Throughout my life, I have struggled financially to feed myself, my family and I have thought that my teaching career was just a stepping stone to something more magnificent. But what if this is it? What if this is my lot in life to just exist from week to week while I raise my girls in a job that brings me happiness and satisfaction as much as it brings me frustration and annoyance?
Maybe I’m not destined for anything more than to be here, now, living this existence.
I’ve had some amazing moments in my life where I’ve believed all these amazing spiritual things, but what if they too are bullshit? Just like yoga has become to me. What if instead of bringing me joy, the spirituality movement has turned into a search for deeper meaning, for purpose and for seeking something which simply doesn’t exist? What if nirvana is just a load of spiritual B.S. designed to make us think that we are on this “journey” to enlightenment, yet in our seeking we forget that in-fact we are just ordinary beings living life; for the only purpose of living life?
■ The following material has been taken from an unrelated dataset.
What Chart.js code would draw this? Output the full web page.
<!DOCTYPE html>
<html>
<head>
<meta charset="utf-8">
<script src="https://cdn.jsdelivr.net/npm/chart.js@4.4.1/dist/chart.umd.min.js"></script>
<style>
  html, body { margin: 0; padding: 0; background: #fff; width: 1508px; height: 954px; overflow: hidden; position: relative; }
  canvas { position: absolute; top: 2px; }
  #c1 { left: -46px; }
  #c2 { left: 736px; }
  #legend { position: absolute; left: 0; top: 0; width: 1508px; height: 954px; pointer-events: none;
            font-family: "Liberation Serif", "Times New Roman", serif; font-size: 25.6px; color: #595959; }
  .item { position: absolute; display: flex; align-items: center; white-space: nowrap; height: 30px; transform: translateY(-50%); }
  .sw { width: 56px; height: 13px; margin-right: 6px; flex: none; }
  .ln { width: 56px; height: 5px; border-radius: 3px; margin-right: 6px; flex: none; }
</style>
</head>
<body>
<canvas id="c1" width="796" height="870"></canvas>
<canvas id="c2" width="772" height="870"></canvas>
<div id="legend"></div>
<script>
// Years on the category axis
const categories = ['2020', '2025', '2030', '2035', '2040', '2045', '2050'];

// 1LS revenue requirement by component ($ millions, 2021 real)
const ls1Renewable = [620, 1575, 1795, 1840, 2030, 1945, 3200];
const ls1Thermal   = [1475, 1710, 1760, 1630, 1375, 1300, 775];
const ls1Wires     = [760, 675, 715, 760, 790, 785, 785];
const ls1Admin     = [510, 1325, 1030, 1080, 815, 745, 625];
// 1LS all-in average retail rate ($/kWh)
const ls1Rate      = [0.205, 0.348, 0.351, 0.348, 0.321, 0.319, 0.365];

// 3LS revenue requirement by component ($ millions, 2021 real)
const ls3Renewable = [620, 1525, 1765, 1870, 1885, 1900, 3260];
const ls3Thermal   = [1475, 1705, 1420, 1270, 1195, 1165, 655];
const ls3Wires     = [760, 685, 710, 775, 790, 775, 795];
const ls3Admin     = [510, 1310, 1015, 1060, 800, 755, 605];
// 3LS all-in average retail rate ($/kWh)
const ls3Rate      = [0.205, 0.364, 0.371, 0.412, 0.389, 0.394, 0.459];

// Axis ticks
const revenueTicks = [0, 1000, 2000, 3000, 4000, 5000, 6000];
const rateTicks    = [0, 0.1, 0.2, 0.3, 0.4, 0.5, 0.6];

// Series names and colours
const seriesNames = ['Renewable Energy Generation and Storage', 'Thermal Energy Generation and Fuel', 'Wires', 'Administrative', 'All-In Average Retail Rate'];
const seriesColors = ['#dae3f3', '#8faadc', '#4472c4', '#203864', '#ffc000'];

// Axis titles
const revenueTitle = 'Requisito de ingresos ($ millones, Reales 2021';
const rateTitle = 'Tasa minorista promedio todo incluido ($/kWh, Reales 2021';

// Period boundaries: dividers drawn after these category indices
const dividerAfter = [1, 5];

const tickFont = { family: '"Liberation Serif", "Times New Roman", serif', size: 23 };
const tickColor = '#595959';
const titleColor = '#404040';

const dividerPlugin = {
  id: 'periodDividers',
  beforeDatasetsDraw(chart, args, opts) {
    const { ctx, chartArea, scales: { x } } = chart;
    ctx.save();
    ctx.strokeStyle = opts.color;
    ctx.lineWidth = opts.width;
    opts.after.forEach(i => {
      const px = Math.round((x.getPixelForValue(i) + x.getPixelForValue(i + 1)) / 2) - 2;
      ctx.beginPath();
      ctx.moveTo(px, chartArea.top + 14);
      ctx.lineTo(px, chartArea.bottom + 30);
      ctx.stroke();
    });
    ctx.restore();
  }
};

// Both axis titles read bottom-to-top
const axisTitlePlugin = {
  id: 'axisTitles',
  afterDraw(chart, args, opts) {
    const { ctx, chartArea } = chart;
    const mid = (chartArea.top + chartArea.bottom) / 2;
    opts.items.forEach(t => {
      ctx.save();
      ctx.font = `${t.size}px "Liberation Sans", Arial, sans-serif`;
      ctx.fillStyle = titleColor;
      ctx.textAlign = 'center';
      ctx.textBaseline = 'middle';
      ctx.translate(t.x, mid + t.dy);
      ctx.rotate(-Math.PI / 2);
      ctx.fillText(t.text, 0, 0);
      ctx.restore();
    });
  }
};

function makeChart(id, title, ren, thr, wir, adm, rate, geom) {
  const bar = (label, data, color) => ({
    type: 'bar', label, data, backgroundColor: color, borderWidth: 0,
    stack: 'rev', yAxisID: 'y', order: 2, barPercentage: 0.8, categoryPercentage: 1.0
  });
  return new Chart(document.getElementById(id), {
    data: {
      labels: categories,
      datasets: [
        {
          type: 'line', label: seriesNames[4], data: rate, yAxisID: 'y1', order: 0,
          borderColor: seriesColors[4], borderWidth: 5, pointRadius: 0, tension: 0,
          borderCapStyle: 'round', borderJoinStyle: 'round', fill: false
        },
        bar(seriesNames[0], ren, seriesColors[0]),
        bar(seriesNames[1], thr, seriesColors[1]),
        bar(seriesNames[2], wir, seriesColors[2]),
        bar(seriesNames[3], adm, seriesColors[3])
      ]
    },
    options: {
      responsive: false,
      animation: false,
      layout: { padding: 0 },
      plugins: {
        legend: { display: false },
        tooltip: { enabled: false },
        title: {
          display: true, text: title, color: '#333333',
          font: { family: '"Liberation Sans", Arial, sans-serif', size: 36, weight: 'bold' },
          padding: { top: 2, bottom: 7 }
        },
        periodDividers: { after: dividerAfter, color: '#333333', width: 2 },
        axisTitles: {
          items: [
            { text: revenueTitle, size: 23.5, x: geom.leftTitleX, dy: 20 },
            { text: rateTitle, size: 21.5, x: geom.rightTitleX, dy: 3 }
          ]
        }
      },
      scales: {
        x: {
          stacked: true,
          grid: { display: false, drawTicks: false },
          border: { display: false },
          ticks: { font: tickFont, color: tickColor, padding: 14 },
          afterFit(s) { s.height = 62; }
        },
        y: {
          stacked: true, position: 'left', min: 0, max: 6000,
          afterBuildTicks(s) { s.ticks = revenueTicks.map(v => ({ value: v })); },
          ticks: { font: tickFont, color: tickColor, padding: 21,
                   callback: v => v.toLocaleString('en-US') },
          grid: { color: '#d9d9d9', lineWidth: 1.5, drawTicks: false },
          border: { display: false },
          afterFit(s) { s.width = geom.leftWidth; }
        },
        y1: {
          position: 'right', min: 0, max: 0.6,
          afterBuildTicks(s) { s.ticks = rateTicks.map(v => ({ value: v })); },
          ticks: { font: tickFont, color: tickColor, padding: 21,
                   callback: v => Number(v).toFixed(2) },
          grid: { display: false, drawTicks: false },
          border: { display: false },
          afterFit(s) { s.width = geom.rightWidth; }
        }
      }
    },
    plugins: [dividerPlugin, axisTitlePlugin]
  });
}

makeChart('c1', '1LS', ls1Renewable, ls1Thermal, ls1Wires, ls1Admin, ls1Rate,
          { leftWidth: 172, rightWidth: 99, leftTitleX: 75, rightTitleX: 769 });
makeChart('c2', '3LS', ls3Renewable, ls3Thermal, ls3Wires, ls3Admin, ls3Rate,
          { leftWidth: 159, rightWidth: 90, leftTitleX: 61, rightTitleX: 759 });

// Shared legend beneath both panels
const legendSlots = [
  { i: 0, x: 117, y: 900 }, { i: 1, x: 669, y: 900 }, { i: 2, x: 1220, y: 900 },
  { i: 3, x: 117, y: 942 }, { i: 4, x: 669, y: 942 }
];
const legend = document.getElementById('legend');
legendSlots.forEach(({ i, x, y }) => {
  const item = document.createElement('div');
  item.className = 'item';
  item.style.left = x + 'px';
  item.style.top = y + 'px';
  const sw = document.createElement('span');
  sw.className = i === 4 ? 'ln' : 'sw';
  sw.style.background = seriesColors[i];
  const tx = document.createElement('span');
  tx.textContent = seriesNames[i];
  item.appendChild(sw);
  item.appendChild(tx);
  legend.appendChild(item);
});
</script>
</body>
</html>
I am so sick of spiritual teachers (myself included in previous posts) telling people to “find their purpose”. There is no such thing! It’s another hook that drags us in, making us feel like we are somehow inadequate and special for having not found that thing we have supposedly been birthed for?
What BULLSHIT! The ONLY purpose is being alive, is to be alive. There is nothing more. We do not need to seek specialness, we are no better or worse than others. Spiritual teachers are only people who have found a channel of truth that works for them at that moment in time. They are not the panacea for the answers. The answers that we seek are within us. Within our ordinary moments of life. Of seeing life for what it is.
Maybe I’m just ordinary. Maybe all I’m meant to be is a teacher. Maybe all I’m meant to be is a mother. Maybe I’m just ordinary and will never be anything more than a struggling single mum.
Well, that’s okay. Because all I need to know is that right here, right now, I can feel my breath in my lungs, I can hear the birds settling in for the night, I know that my children are all safe and well and I know that I live in a country that is free from war. And if that is ordinary; being grateful for the here and now, well, I’d choose ordinary over “special” in this moment and every moment to come.
©Alyssa Curtayne 2017
I wrote this two weeks before my 40th birthday and I wanted to reflect on the lessons learned in 40 years. I wish I could tell my 15 year old self this stuff, but that wouldn’t be life then would it!
No 1: Love freely and without attachment. Attachment to people, ideas and outcomes only lead to heartache. Just love.
No 2: Affirmations really work! You might not believe it for a long, long time, but one day you’ll wake up and your thoughts have changed. Go those affirmations.
No 3: That for every girl who ignored or who was mean to me in school, I want to thank you for showing me:
a. The person who I never wanted to be and,
b. How fckn awesome I was then and I just didn’t know it.
I was called a goody two shoes – that’s not a bad thing because I have one and a half degrees and am starting an advanced diploma next week and one day soon I’ll publish my novels. Being smart and attentive in school trumps popularity ANYDAY!
No 4: Even though you may think you’ll never get your heels down in downward dog and master the handstand, it’s never too late! The body is THE most amazing vehicle to travel through life in and I’m more healthy, flexi and strong than I’ve ever been!
No. 5: That our sexuality is nothing resembling what we think we know from television/movies/books…it is something so much more deep and profound and starts with our deep intimacy with ourselves.
No 6: Deep heart-felt gratitude is the key to attracting the exact life that you desire. The tricks the mind plays on you are fleeting and temporary and are ultimately an illusion.
No 7: I love spending time with my kids more than anything else in the entire world. Treasured memories. Love truly is everything it’s cracked up to be.
No 8: The earlier that you let go of the crap from your past lives, childhood and the past, the happier and easier life gets.
No 9: Opening your heart to love in a relationship is a bloody hard thing to do when you’ve been hurt, but life’s too short not to give it a go.
No 10: There is no right time to follow your dreams, passions or hopes. Now is the right time because now is all that there is.
No 11: Once you get a taste of nirvana/enlightenment/connection to the divine/instant manifestation – you spend your life returning to find that feeling so you are constantly in that state. It is the ultimate perfect wave…ever elusive, yet just on the horizon!
No 11a: The closer you allow yourself to be guided by the universe, the more synchronistic it becomes.
No 12: Love is all there is – everything else is ego and bullshit.
No. 13: The universe takes care of all the details, but you still need to be pragmatic…chop wood, carry water, enlightenment, chop wood, carry water.
No 14: Take chances in your life, try new foods, get out and meet people, talk to that guy at the gym. If we have no courage to take chances in our lives then we are just going through the motions. Courage makes us feel alive!
No 15: Turning 40 is not the end of your life or mean that you’re old and infirm. 40 is an opportunity to reset your life and redirect. It is like a rebirth and a wonderful opportunity to really start living the life you want and deserve!